Bhumisparsha is a symbol for enlightenment
The dhyana Buddha statue shows both hands resting in its lap. The back of its right hand is leaning on the palm of its left hand. Often the thumbs are touching each other, forming the mystic triangle. This is the meditation mudra, which symbolises wisdom. The Buddha used this gesture during his final meditation under the Bodhi tree when he attained enlightenment.
This mudra symbolises wisdom
The abhaya gesture shows the Buddha with its right hand raised, the palm facing outwards and the fingers upwards, while the left arm is next to the body. The Buddha can be depicted either in a standing or seated position. The mudra is the gesture of fearlessness. It shows the stage of the Buddha’s life immediately after achieving enlightenment.

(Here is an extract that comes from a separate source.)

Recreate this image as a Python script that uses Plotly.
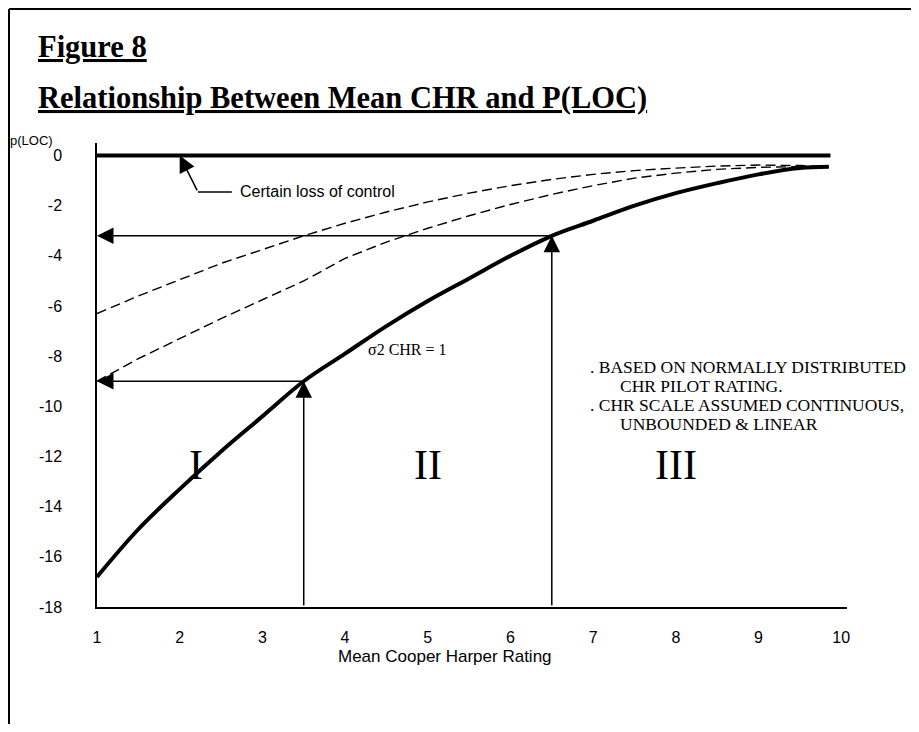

The abhaya mudra symbolises fearlessness
The right arm of the varada statue falls downwards, with the palm facing towards the viewer. The five extended fingers represent the five perfections: generosity, morality, patience, effort and concentration. The varada mudra stands for compassion and charity and is often combined with other mudras.
The varada mudra represents compassion and charity
The karana gesture has its index finger and little finger pointing straight upwards, while the other fingers fold into the palm. The karana Buddha can be depicted both seated and standing. The meaning of this gesture is to ward off evil and to get rid of demons and negative energy.
If demons are abound, the karana mudra is said to help
This mudra shows the tip of the middle finger on one hand, touching the tips of the thumb and index finger of the other hand, forming the mystic circle near the heart. This gesture represents setting the Wheel of the Dharma into motion. After the Buddha achieved enlightenment, he gave his first teaching to a companion in the Deer Park of Sarnath, and therefore it represents teaching.
This mudra represents setting the Wheel of Dharma into motion
In the Vitarka Mudra, the tips of the thumb and index finger touch each other and form a circle. The right hand is held up to the viewer and the left hand is resting in the lap. The Mudra symbolises the teaching phase in the life of Buddha and the circle stands for a never-ending flow of energy.
The vitarka mudra is said to represent the teaching phase and endless flow of energy in life
The statues all have a different significance to an event in the life of the buddha and carry an important message or lesson. Which one speaks to you the most?